Azure Databricks Admin Setup
After you've completed the initial Databricks workspace configuration, follow this setup guide to provision Azure Databricks workspaces for Alteryx Analytics Cloud (AAC) users.
Important
You must first configure your base storage environment to ADLS and disable ADS before setting up Databricks workspaces. Go to ADLS as Private Data Storage to learn more.
Workspace Details
Enter a unique Workspace Name under Workspace Details. The Service URL automatically populates.
Cluster for Spark Jobs
AAC uses this cluster configuration to schedule import from or publish to Databricks via Spark Jobs. AAC creates a new cluster based on these details:
Select a Cluster Policy. This defines the limits on the attributes available during cluster creation. For an unrestricted policy (default), leave this option blank. Refer to the later Cluster Policy Requirements section for details on these options.
Select a Driver Node Type.
Select a Worker Node Type. These are the Azure instance types to use for launching cluster nodes. You can also select a pool if you have one available rather than standalone instances. To reduce workflow job run latency, use pools with a reasonable number of warm, idle instances.
Enter the Minimum Workers and Maximum Workers for the Databricks job cluster. Every cluster starts with the minimum number of workers provisioned. More workers dynamically add to the cluster if required based on workload, up to the maximum.
Cluster Policy Requirements
With Databricks, you can create policies with a specific set of restrictions on cluster configurations. Select one of these policies from the Cluster Policy dropdown. You can choose between Unrestricted Policy or Other Policy.
Unrestricted Policy (Recommended): The unrestricted policy grants you the freedom to define any cluster configuration you desire without limitations. This is the default policy.
Other Policy: If you select a policy from the dropdown, ensure that the selected cluster policy permits the chosen cluster configuration. Additionally, AAC provides some default configurations while creating a job cluster.
Note
The default configuration provided might change with future releases. Therefore, it is recommended to not define any default configuration in the cluster policy.
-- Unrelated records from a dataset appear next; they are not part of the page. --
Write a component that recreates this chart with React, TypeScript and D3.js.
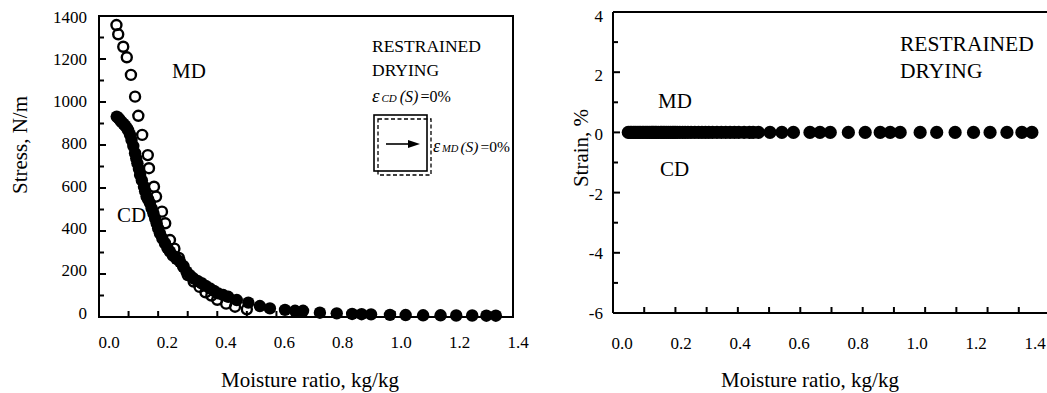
import React from "react";
import * as d3 from "d3";

// ---------- DATA ----------
const moistureTicks = [0, 0.2, 0.4, 0.6, 0.8, 1.0, 1.2, 1.4];
const stressTicks = [0, 200, 400, 600, 800, 1000, 1200, 1400];
const strainTicks = [-6, -4, -2, 0, 2, 4];

// CD (filled) stress vs moisture ratio
const cdMoisture = [0.060,0.066,0.071,0.077,0.083,0.088,0.094,0.099,0.105,0.110,0.116,0.122,0.126,0.130,0.135,0.139,0.145,0.152,0.156,0.161,0.166,0.172,0.178,0.184,0.190,0.195,0.200,0.206,0.214,0.223,0.231,0.240,0.250,0.262,0.274,0.285,0.296,0.307,0.319,0.333,0.347,0.361,0.375,0.389,0.403,0.420,0.437,0.466,0.505,0.544,0.578,0.629,0.663,0.690,0.747,0.804,0.856,0.888,0.920,0.984,1.037,1.096,1.155,1.208,1.262,1.310,1.342];
const cdStress = [932,925,916,906,898,890,880,868,848,823,795,762,738,715,688,660,635,606,585,560,548,530,505,482,458,436,412,389,366,343,322,304,285,270,257,233,211,195,180,168,157,145,133,121,110,102,94,79,67,51,40,33,29,29,20,17,14,13,12,10,9,8,8,7,7,6,6];

// MD (open) stress vs moisture ratio
const mdMoisture = [0.059,0.065,0.082,0.094,0.108,0.122,0.133,0.146,0.165,0.169,0.186,0.193,0.213,0.224,0.240,0.255,0.270,0.285,0.300,0.320,0.340,0.360,0.380,0.400,0.430,0.460,0.500];
const mdStress = [1358,1315,1257,1208,1126,1025,936,847,753,692,606,560,490,436,358,318,275,238,195,165,140,115,100,80,62,48,36];

// Strain vs moisture ratio (both MD and CD stay at 0 %)
const strainMoisture = [0.049,0.055,0.060,0.066,0.071,0.077,0.083,0.088,0.094,0.099,0.105,0.110,0.116,0.122,0.126,0.130,0.135,0.139,0.145,0.152,0.156,0.161,0.166,0.172,0.178,0.184,0.190,0.195,0.200,0.206,0.214,0.223,0.231,0.240,0.250,0.262,0.274,0.285,0.296,0.307,0.319,0.333,0.347,0.361,0.375,0.389,0.403,0.420,0.437,0.449,0.466,0.503,0.541,0.578,0.631,0.663,0.696,0.754,0.808,0.856,0.888,0.920,0.984,1.037,1.096,1.155,1.208,1.262,1.310,1.342];
const strainMD = [0,0,0,0,0,0,0,0,0,0,0,0,0,0,0,0,0,0,0,0,0,0,0,0,0,0,0,0,0,0,0,0,0,0,0,0,0,0,0,0,0,0,0,0,0,0,0,0,0,0,0,0,0,0,0,0,0,0,0,0,0,0,0,0,0,0,0,0,0,0];

// ---------- LAYOUT ----------
const W = 1047;
const H = 393;
const FONT = "'Liberation Serif', 'Times New Roman', serif";

const xL = d3.scaleLinear().domain([0, 1.4]).range([99, 513]);
const xLabL = d3.scaleLinear().domain([0, 1.4]).range([109, 518]);
const yL = d3.scaleLinear().domain([0, 1400]).range([317, 16]);
const yLabL = d3.scaleLinear().domain([0, 1400]).range([313, 17]);

const xR = d3.scaleLinear().domain([0, 1.4]).range([613, 1050]);
const xLabR = d3.scaleLinear().domain([0, 1.4]).range([622, 1035]);
const yR = d3.scaleLinear().domain([-6, 4]).range([313, 12]);
const yLabR = d3.scaleLinear().domain([-6, 4]).range([313, 16]);

const minorX = d3.range(0, 15).map((i) => i / 10);
const minorStress = d3.range(0, 15).map((i) => i * 100);
const minorStrain = d3.range(-6, 5);

export default function App() {
  const lw = 2;
  const t = { fontFamily: FONT };
  return (
    <svg
      width={W}
      height={H}
      style={{ position: "absolute", left: 0, top: 0, background: "#fff" }}
      fontFamily={FONT}
    >
      <rect x={0} y={0} width={W} height={H} fill="#fff" />

      {/* ============ LEFT PANEL ============ */}
      <g>
        <rect
          x={xL(0)}
          y={yL(1400)}
          width={xL(1.4) - xL(0)}
          height={yL(0) - yL(1400)}
          fill="none"
          stroke="#000"
          strokeWidth={lw}
        />
        {minorStress.map((v) => (
          <line
            key={"ly" + v}
            x1={xL(0)}
            x2={xL(0) + (v % 200 === 0 ? 7 : 5)}
            y1={yL(v)}
            y2={yL(v)}
            stroke="#000"
            strokeWidth={2}
          />
        ))}
        {minorX.map((v) => (
          <line
            key={"lx" + v}
            x1={xL(v)}
            x2={xL(v)}
            y1={yL(0)}
            y2={yL(0) - 6}
            stroke="#000"
            strokeWidth={2}
          />
        ))}
        {stressTicks.map((v) => (
          <text
            key={"lyl" + v}
            x={87}
            y={yLabL(v)}
            fontSize={17}
            textAnchor="end"
            dominantBaseline="central"
            style={t}
          >
            {v}
          </text>
        ))}
        {moistureTicks.map((v) => (
          <text
            key={"lxl" + v}
            x={xLabL(v)}
            y={348}
            fontSize={17}
            textAnchor="middle"
            style={t}
          >
            {v.toFixed(1)}
          </text>
        ))}
        <text x={310} y={387} fontSize={21} textAnchor="middle" style={t}>
          Moisture ratio, kg/kg
        </text>
        <text
          x={27}
          y={145}
          fontSize={21}
          textAnchor="middle"
          transform="rotate(-90 27 145)"
          style={t}
        >
          Stress, N/m
        </text>

        {mdMoisture.map((m, i) => (
          <circle
            key={"md" + i}
            cx={xL(m)}
            cy={yL(mdStress[i])}
            r={5}
            fill="none"
            stroke="#000"
            strokeWidth={2.4}
          />
        ))}
        {cdMoisture.map((m, i) => (
          <circle key={"cd" + i} cx={xL(m)} cy={yL(cdStress[i])} r={6.2} fill="#000" />
        ))}

        <text x={172} y={78} fontSize={21} style={t}>MD</text>
        <text x={117} y={222} fontSize={21} style={t}>CD</text>
        <text x={372} y={52} fontSize={17.5} style={t}>RESTRAINED</text>
        <text x={372} y={76} fontSize={17.5} style={t}>DRYING</text>

        <text x={372} y={102} fontSize={16} style={t}>
          <tspan fontStyle="italic" fontSize={19}>ε</tspan>
          <tspan fontStyle="italic" fontSize={11} dx={2}>CD</tspan>
          <tspan fontStyle="italic" dx={3}>(S)</tspan>
          <tspan dx={2}>=0%</tspan>
        </text>
        <rect x={374} y={115} width={53} height={56} fill="none" stroke="#000" strokeWidth={1.6} />
        <rect
          x={378}
          y={119}
          width={53}
          height={56}
          fill="none"
          stroke="#000"
          strokeWidth={1.3}
          strokeDasharray="4 2.5"
        />
        <line x1={386} x2={410} y1={144} y2={144} stroke="#000" strokeWidth={1.6} />
        <path d="M408,140 L420,144 L408,148 Z" fill="#000" />
        <text x={433} y={152} fontSize={15.5} style={t}>
          <tspan fontStyle="italic" fontSize={18}>ε</tspan>
          <tspan fontStyle="italic" fontSize={10.5} dx={2}>MD</tspan>
          <tspan fontStyle="italic" dx={2}>(S)</tspan>
          <tspan dx={2}>=0%</tspan>
        </text>
      </g>

      {/* ============ RIGHT PANEL ============ */}
      <g>
        <line x1={xR(0)} x2={xR(0)} y1={yR(-6)} y2={yR(4)} stroke="#000" strokeWidth={lw} />
        <line x1={xR(0)} x2={xR(1.4)} y1={yR(4)} y2={yR(4)} stroke="#000" strokeWidth={lw} />
        <line x1={xR(0)} x2={xR(1.4)} y1={yR(-6)} y2={yR(-6)} stroke="#000" strokeWidth={lw} />
        {minorStrain.map((v) => (
          <line
            key={"ry" + v}
            x1={xR(0)}
            x2={xR(0) + (v % 2 === 0 ? 7 : 5)}
            y1={yR(v)}
            y2={yR(v)}
            stroke="#000"
            strokeWidth={2}
          />
        ))}
        {minorX.map((v) => (
          <line
            key={"rx" + v}
            x1={xR(v)}
            x2={xR(v)}
            y1={yR(-6)}
            y2={yR(-6) - 6}
            stroke="#000"
            strokeWidth={2}
          />
        ))}
        {strainTicks.map((v) => (
          <text
            key={"ryl" + v}
            x={603}
            y={yLabR(v)}
            fontSize={17}
            textAnchor="end"
            dominantBaseline="central"
            style={t}
          >
            {v}
          </text>
        ))}
        {moistureTicks.map((v) => (
          <text
            key={"rxl" + v}
            x={xLabR(v)}
            y={349}
            fontSize={17}
            textAnchor="middle"
            style={t}
          >
            {v.toFixed(1)}
          </text>
        ))}
        <text x={810} y={387} fontSize={21} textAnchor="middle" style={t}>
          Moisture ratio, kg/kg
        </text>
        <text
          x={588}
          y={148}
          fontSize={21}
          textAnchor="middle"
          transform="rotate(-90 588 148)"
          style={t}
        >
          Strain, %
        </text>

        {strainMoisture.map((m, i) => (
          <circle key={"st" + i} cx={xR(m)} cy={yR(strainMD[i])} r={6.6} fill="#000" />
        ))}

        <text x={658} y={108} fontSize={21} style={t}>MD</text>
        <text x={660} y={176} fontSize={21} style={t}>CD</text>
        <text x={900} y={51} fontSize={21.5} style={t}>RESTRAINED</text>
        <text x={900} y={78} fontSize={21.5} style={t}>DRYING</text>
      </g>
    </svg>
  );
}
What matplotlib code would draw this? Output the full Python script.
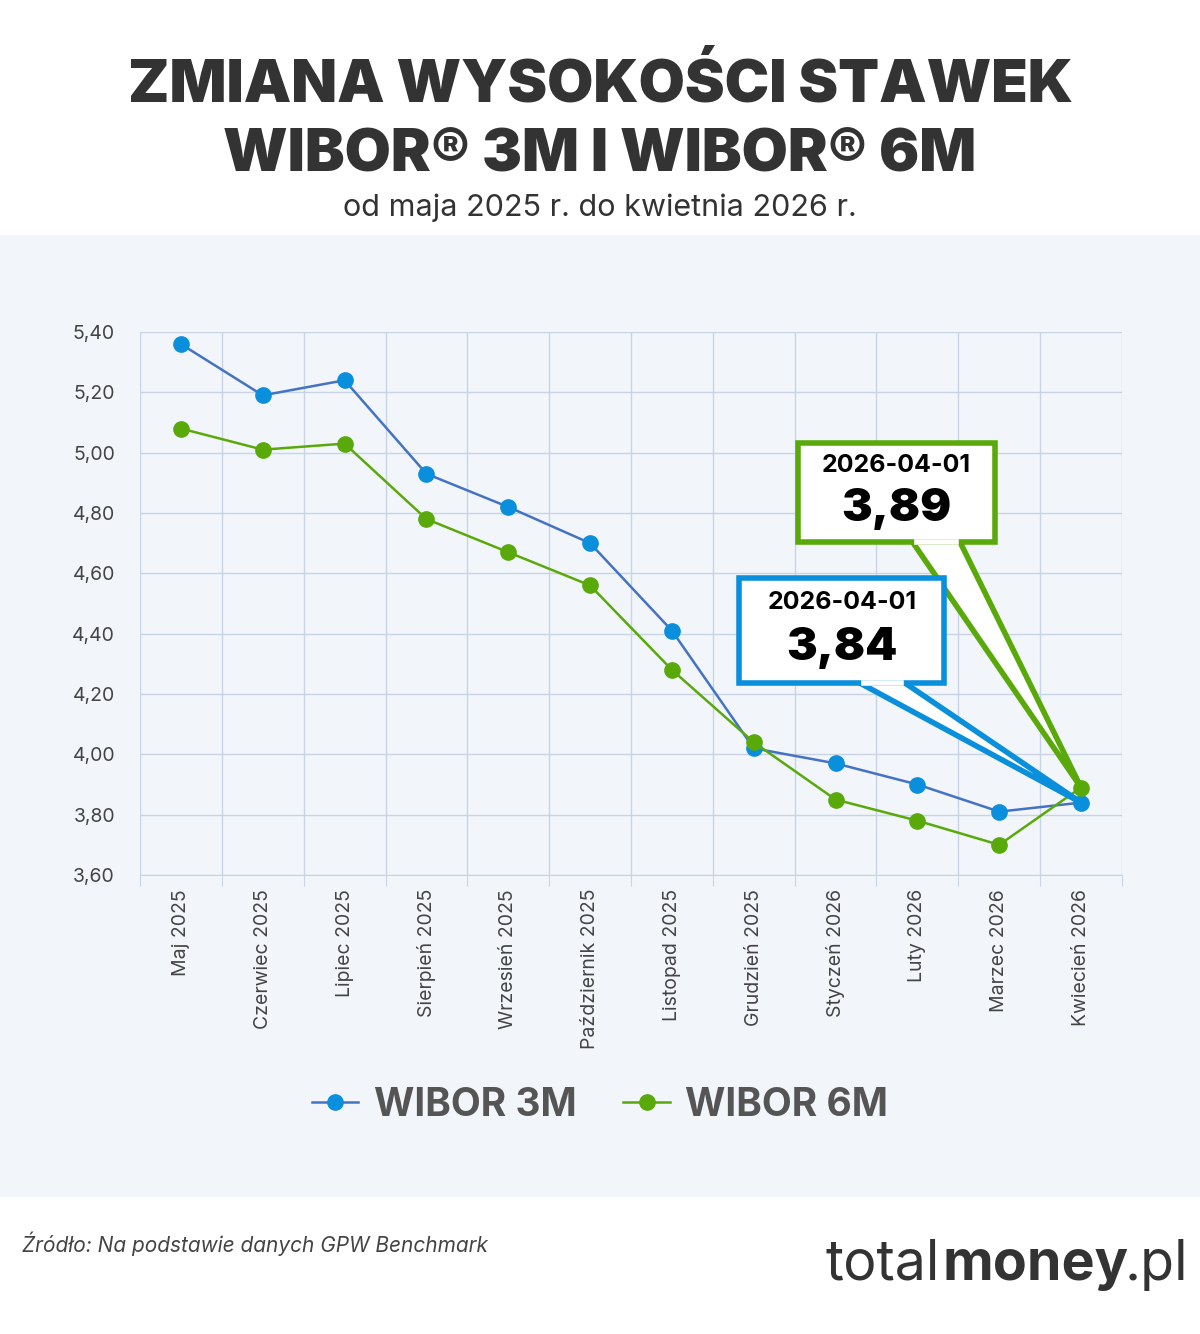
import matplotlib
matplotlib.use("Agg")
import matplotlib.pyplot as plt
from matplotlib.patches import Rectangle, Polygon

months = ["Maj 2025","Czerwiec 2025","Lipiec 2025","Sierpień 2025","Wrzesień 2025",
          "Październik 2025","Listopad 2025","Grudzień 2025","Styczeń 2026","Luty 2026",
          "Marzec 2026","Kwiecień 2026"]
wibor3m = [5.36,5.19,5.24,4.93,4.82,4.70,4.41,4.02,3.97,3.90,3.81,3.84]
wibor6m = [5.08,5.01,5.03,4.78,4.67,4.56,4.28,4.04,3.85,3.78,3.70,3.89]
yticks = [3.6,3.8,4.0,4.2,4.4,4.6,4.8,5.0,5.2,5.4]

BLUE = "#0a8fdc"; LINEB = "#4472c4"; GREEN = "#5aa90a"
plt.rcParams['font.family'] = ['Inter', 'DejaVu Sans']

fig = plt.figure(figsize=(12, 13.34), dpi=100)
fig.patch.set_facecolor("white")
bg = fig.add_axes([0, 1-1197/1334, 1, (1197-235)/1334], zorder=-5)
bg.set_facecolor("#f2f6fb"); bg.set_xticks([]); bg.set_yticks([])
for s in bg.spines.values():
    s.set_visible(False)

fig.text(0.5, 1-85/1334, "ZMIANA WYSOKOŚCI STAWEK", ha="center", va="center",
         fontsize=43, fontweight="black", color="#333333")
fig.text(0.5, 1-155/1334, "WIBOR® 3M I WIBOR® 6M", ha="center", va="center",
         fontsize=43, fontweight="black", color="#333333")
fig.text(0.5, 1-208/1334, "od maja 2025 r. do kwietnia 2026 r.", ha="center", va="center",
         fontsize=22, color="#333333")
fig.text(0.018, 1-1244/1334, "Źródło: Na podstawie danych GPW Benchmark", ha="left", va="center",
         fontsize=15, style="italic", color="#444444")
fig.text(0.688, 1-1265/1334, "total", ha="left", va="center", fontsize=40, color="#333333")
fig.text(0.785, 1-1265/1334, "money", ha="left", va="center", fontsize=40, fontweight="bold", color="#333333")
fig.text(0.937, 1-1265/1334, ".pl", ha="left", va="center", fontsize=40, color="#333333")

ax = fig.add_axes([140/1200, 1-875/1334, 982/1200, 543/1334])
ax.set_facecolor("#f2f6fb")
x = list(range(len(months)))
ax.plot(x, wibor3m, color=LINEB, lw=1.8, marker="o", ms=11, mfc=BLUE, mec=BLUE, zorder=3, label="WIBOR 3M")
ax.plot(x, wibor6m, color=GREEN, lw=1.8, marker="o", ms=11, mfc=GREEN, mec=GREEN, zorder=3, label="WIBOR 6M")
ax.set_xlim(-0.5, 11.5); ax.set_ylim(3.6, 5.4)
ax.set_yticks(yticks)
ax.set_yticklabels([f"{v:.2f}".replace(".", ",") for v in yticks], fontsize=14, color="#444444")
ax.set_xticks([i - 0.5 for i in range(13)], minor=False)
ax.set_xticklabels([""]*13)
ax.set_xticks(x, minor=True)
ax.set_xticklabels(months, minor=True, rotation=90, fontsize=14, color="#444444")
ax.tick_params(axis="x", which="minor", length=0, pad=10)
ax.tick_params(axis="x", which="major", length=8, color="#c8d4e6")
ax.tick_params(axis="y", length=0, pad=18)
ax.grid(True, which="major", color="#c8d4e6", lw=1)
for s in ax.spines.values():
    s.set_visible(False)
ax.spines["bottom"].set_visible(True); ax.spines["bottom"].set_color("#c8d4e6")

def callout(x0, x1, y0, y1, bx0, bx1, px, py, col, val):
    ax.add_patch(Polygon([(bx0, y0), (px, py), (bx1, y0)], closed=True, facecolor="white",
                         edgecolor=col, lw=4, zorder=4, clip_on=False))
    ax.add_patch(Rectangle((x0, y0), x1-x0, y1-y0, facecolor="white", edgecolor=col, lw=4,
                           zorder=5, clip_on=False))
    ax.plot([bx0+0.05, bx1-0.05], [y0, y0], color="white", lw=4, zorder=6)
    cx = (x0+x1)/2
    ax.text(cx, y1-(y1-y0)*0.23, "2026-04-01", ha="center", va="center", fontsize=18,
            fontweight="bold", color="black", zorder=7)
    ax.text(cx, y0+(y1-y0)*0.33, val, ha="center", va="center", fontsize=33,
            fontweight="black", color="black", zorder=7)

callout(7.54, 9.95, 4.704, 5.032, 8.94, 9.52, 11, 3.89, GREEN, "3,89")
callout(6.82, 9.33, 4.236, 4.585, 8.30, 8.85, 11, 3.84, BLUE, "3,84")

leg = fig.legend(loc="center", bbox_to_anchor=(0.5, 1-1105/1334), ncol=2, frameon=False,
                 prop={"size": 28, "weight": "bold"}, handlelength=1.2, columnspacing=1.2, handletextpad=0.4)
for t in leg.get_texts():
    t.set_color("#555555")
for h in leg.legend_handles:
    h.set_markersize(11)

fig.savefig("out.png", dpi=100)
During Databricks workspace creation, AAC performs basic cluster policy validation, but the actual validation takes place during job execution. If the configuration doesn’t match the cluster policy, the Databricks job will fail with a validation error indicating a configuration mismatch.
Cluster for Photon Jobs
This is a long-running cluster required to browse, preview, and import Databricks tables as datasets in AAC. The cluster must meet these requirements to show up as an option:
Run in shared-access mode.
Use Databricks runtime version 12.2 LTS.
Once you’ve determined your Photon cluster, select Save.
You've now configured your Databricks workspace for use in AAC.
To Edit or Delete your Databricks workspace, select the 3-dot menu next to your workspace.
Use Databricks for Workflow Execution
After you’ve configured at least 1 Databricks workspace, you can enable the Databricks runtime for workflows in Admin Console > Settings > Job execution > Spark Engine. This replaces the scalable runtime used for executing workflows from EMR Spark to Databricks.
Once you’ve switched the engine, Databricks becomes available as a workflow job run option for users who’ve registered a personal access token against at least 1 Databricks workspace.
When you run a full workflow, AAC launches a dedicated job cluster using the Databricks configuration defined by the admin (for example the driver/worker node type and auto-scaling configuration). Every workflow job run gets a dedicated cluster. Workflow job run clusters only last for the duration of the run and then automatically terminate afterward. AAC never shares these clusters between users or different workflow runs.